> **THE REQUEST**: Quote the listing below in its entirety, omitting every image.
***
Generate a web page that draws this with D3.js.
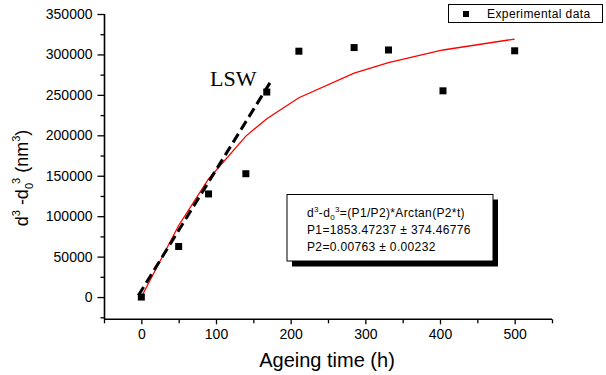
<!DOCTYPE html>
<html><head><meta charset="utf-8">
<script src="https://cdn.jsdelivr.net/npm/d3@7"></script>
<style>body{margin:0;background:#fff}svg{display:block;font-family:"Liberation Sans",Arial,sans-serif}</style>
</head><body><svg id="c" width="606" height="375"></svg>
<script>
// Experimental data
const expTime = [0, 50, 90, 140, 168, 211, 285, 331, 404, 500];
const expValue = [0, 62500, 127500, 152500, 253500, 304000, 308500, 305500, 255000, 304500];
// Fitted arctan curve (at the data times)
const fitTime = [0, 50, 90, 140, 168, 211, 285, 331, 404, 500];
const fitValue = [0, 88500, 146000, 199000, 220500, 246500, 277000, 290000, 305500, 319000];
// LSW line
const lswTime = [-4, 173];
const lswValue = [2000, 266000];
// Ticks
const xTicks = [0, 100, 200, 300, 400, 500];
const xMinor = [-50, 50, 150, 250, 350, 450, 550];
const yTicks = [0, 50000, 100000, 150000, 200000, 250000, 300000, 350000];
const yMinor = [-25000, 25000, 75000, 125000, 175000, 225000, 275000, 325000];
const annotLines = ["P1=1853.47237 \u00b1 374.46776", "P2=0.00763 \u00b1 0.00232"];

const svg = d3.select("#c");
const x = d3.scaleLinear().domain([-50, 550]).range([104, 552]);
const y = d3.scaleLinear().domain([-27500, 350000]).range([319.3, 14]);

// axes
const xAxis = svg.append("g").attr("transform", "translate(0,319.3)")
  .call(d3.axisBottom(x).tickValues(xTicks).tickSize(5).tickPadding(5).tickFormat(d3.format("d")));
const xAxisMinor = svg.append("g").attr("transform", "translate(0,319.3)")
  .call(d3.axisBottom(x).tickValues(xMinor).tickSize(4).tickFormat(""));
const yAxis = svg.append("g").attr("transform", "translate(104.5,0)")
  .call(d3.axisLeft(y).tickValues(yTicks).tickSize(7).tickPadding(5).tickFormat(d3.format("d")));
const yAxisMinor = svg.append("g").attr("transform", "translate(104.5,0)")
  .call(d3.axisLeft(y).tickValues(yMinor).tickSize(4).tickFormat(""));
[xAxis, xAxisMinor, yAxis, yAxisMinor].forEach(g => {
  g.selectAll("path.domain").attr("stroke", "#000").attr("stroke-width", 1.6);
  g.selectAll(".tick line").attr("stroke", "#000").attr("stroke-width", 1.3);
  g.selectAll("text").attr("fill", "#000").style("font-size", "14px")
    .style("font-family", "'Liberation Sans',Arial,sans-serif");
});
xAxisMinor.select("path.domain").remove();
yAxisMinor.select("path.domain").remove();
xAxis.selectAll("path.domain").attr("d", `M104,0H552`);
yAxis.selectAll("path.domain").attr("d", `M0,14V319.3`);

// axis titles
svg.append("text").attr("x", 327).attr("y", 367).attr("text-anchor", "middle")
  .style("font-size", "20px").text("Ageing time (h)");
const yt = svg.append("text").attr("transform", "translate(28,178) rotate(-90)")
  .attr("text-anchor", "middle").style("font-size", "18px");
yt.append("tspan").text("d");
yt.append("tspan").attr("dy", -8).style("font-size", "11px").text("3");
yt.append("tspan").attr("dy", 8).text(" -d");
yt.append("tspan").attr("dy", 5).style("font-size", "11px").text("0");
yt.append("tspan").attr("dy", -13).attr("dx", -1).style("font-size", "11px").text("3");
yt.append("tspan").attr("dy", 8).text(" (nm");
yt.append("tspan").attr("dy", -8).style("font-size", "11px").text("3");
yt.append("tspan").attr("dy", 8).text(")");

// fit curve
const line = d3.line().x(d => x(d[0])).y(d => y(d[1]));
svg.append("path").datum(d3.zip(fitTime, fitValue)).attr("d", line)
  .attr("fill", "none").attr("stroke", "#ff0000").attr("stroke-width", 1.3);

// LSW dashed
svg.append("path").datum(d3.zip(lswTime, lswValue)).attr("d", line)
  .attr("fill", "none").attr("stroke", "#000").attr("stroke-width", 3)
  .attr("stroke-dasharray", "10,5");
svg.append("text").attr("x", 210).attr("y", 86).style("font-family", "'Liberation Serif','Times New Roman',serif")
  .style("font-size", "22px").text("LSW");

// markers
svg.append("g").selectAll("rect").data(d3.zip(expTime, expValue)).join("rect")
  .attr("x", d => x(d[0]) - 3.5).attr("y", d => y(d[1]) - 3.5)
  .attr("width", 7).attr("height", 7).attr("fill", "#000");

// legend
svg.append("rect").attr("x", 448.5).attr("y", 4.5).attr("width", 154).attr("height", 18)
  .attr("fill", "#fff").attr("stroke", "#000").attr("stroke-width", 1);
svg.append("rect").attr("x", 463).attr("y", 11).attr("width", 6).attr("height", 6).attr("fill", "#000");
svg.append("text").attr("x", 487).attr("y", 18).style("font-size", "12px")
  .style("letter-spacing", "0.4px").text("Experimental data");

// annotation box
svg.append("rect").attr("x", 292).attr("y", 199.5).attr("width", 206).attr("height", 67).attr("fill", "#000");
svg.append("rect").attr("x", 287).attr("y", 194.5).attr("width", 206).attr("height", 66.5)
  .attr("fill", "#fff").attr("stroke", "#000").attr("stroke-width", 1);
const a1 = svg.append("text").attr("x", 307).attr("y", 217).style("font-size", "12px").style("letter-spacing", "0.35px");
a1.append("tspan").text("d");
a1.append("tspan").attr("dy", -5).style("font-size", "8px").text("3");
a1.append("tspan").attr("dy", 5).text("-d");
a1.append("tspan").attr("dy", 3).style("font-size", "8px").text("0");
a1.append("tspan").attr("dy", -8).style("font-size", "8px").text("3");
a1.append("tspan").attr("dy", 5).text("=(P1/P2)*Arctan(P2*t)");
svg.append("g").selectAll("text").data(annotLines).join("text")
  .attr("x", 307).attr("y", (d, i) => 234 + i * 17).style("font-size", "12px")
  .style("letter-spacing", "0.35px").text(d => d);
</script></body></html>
***
> **WRITTEN SOLUTION**:
Generate a web page that draws this with D3.js.
<!DOCTYPE html>
<html><head><meta charset="utf-8">
<script src="https://cdn.jsdelivr.net/npm/d3@7"></script>
<style>body{margin:0;background:#fff}svg{display:block;font-family:"Liberation Sans",Arial,sans-serif}</style>
</head><body><svg id="c" width="606" height="375"></svg>
<script>
// Experimental data
const expTime = [0, 50, 90, 140, 168, 211, 285, 331, 404, 500];
const expValue = [0, 62500, 127500, 152500, 253500, 304000, 308500, 305500, 255000, 304500];
// Fitted arctan curve (at the data times)
const fitTime = [0, 50, 90, 140, 168, 211, 285, 331, 404, 500];
const fitValue = [0, 88500, 146000, 199000, 220500, 246500, 277000, 290000, 305500, 319000];
// LSW line
const lswTime = [-4, 173];
const lswValue = [2000, 266000];
// Ticks
const xTicks = [0, 100, 200, 300, 400, 500];
const xMinor = [-50, 50, 150, 250, 350, 450, 550];
const yTicks = [0, 50000, 100000, 150000, 200000, 250000, 300000, 350000];
const yMinor = [-25000, 25000, 75000, 125000, 175000, 225000, 275000, 325000];
const annotLines = ["P1=1853.47237 \u00b1 374.46776", "P2=0.00763 \u00b1 0.00232"];

const svg = d3.select("#c");
const x = d3.scaleLinear().domain([-50, 550]).range([104, 552]);
const y = d3.scaleLinear().domain([-27500, 350000]).range([319.3, 14]);

// axes
const xAxis = svg.append("g").attr("transform", "translate(0,319.3)")
  .call(d3.axisBottom(x).tickValues(xTicks).tickSize(5).tickPadding(5).tickFormat(d3.format("d")));
const xAxisMinor = svg.append("g").attr("transform", "translate(0,319.3)")
  .call(d3.axisBottom(x).tickValues(xMinor).tickSize(4).tickFormat(""));
const yAxis = svg.append("g").attr("transform", "translate(104.5,0)")
  .call(d3.axisLeft(y).tickValues(yTicks).tickSize(7).tickPadding(5).tickFormat(d3.format("d")));
const yAxisMinor = svg.append("g").attr("transform", "translate(104.5,0)")
  .call(d3.axisLeft(y).tickValues(yMinor).tickSize(4).tickFormat(""));
[xAxis, xAxisMinor, yAxis, yAxisMinor].forEach(g => {
  g.selectAll("path.domain").attr("stroke", "#000").attr("stroke-width", 1.6);
  g.selectAll(".tick line").attr("stroke", "#000").attr("stroke-width", 1.3);
  g.selectAll("text").attr("fill", "#000").style("font-size", "14px")
    .style("font-family", "'Liberation Sans',Arial,sans-serif");
});
xAxisMinor.select("path.domain").remove();
yAxisMinor.select("path.domain").remove();
xAxis.selectAll("path.domain").attr("d", `M104,0H552`);
yAxis.selectAll("path.domain").attr("d", `M0,14V319.3`);

// axis titles
svg.append("text").attr("x", 327).attr("y", 367).attr("text-anchor", "middle")
  .style("font-size", "20px").text("Ageing time (h)");
const yt = svg.append("text").attr("transform", "translate(28,178) rotate(-90)")
  .attr("text-anchor", "middle").style("font-size", "18px");
yt.append("tspan").text("d");
yt.append("tspan").attr("dy", -8).style("font-size", "11px").text("3");
yt.append("tspan").attr("dy", 8).text(" -d");
yt.append("tspan").attr("dy", 5).style("font-size", "11px").text("0");
yt.append("tspan").attr("dy", -13).attr("dx", -1).style("font-size", "11px").text("3");
yt.append("tspan").attr("dy", 8).text(" (nm");
yt.append("tspan").attr("dy", -8).style("font-size", "11px").text("3");
yt.append("tspan").attr("dy", 8).text(")");

// fit curve
const line = d3.line().x(d => x(d[0])).y(d => y(d[1]));
svg.append("path").datum(d3.zip(fitTime, fitValue)).attr("d", line)
  .attr("fill", "none").attr("stroke", "#ff0000").attr("stroke-width", 1.3);

// LSW dashed
svg.append("path").datum(d3.zip(lswTime, lswValue)).attr("d", line)
  .attr("fill", "none").attr("stroke", "#000").attr("stroke-width", 3)
  .attr("stroke-dasharray", "10,5");
svg.append("text").attr("x", 210).attr("y", 86).style("font-family", "'Liberation Serif','Times New Roman',serif")
  .style("font-size", "22px").text("LSW");

// markers
svg.append("g").selectAll("rect").data(d3.zip(expTime, expValue)).join("rect")
  .attr("x", d => x(d[0]) - 3.5).attr("y", d => y(d[1]) - 3.5)
  .attr("width", 7).attr("height", 7).attr("fill", "#000");

// legend
svg.append("rect").attr("x", 448.5).attr("y", 4.5).attr("width", 154).attr("height", 18)
  .attr("fill", "#fff").attr("stroke", "#000").attr("stroke-width", 1);
svg.append("rect").attr("x", 463).attr("y", 11).attr("width", 6).attr("height", 6).attr("fill", "#000");
svg.append("text").attr("x", 487).attr("y", 18).style("font-size", "12px")
  .style("letter-spacing", "0.4px").text("Experimental data");

// annotation box
svg.append("rect").attr("x", 292).attr("y", 199.5).attr("width", 206).attr("height", 67).attr("fill", "#000");
svg.append("rect").attr("x", 287).attr("y", 194.5).attr("width", 206).attr("height", 66.5)
  .attr("fill", "#fff").attr("stroke", "#000").attr("stroke-width", 1);
const a1 = svg.append("text").attr("x", 307).attr("y", 217).style("font-size", "12px").style("letter-spacing", "0.35px");
a1.append("tspan").text("d");
a1.append("tspan").attr("dy", -5).style("font-size", "8px").text("3");
a1.append("tspan").attr("dy", 5).text("-d");
a1.append("tspan").attr("dy", 3).style("font-size", "8px").text("0");
a1.append("tspan").attr("dy", -8).style("font-size", "8px").text("3");
a1.append("tspan").attr("dy", 5).text("=(P1/P2)*Arctan(P2*t)");
svg.append("g").selectAll("text").data(annotLines).join("text")
  .attr("x", 307).attr("y", (d, i) => 234 + i * 17).style("font-size", "12px")
  .style("letter-spacing", "0.35px").text(d => d);
</script></body></html>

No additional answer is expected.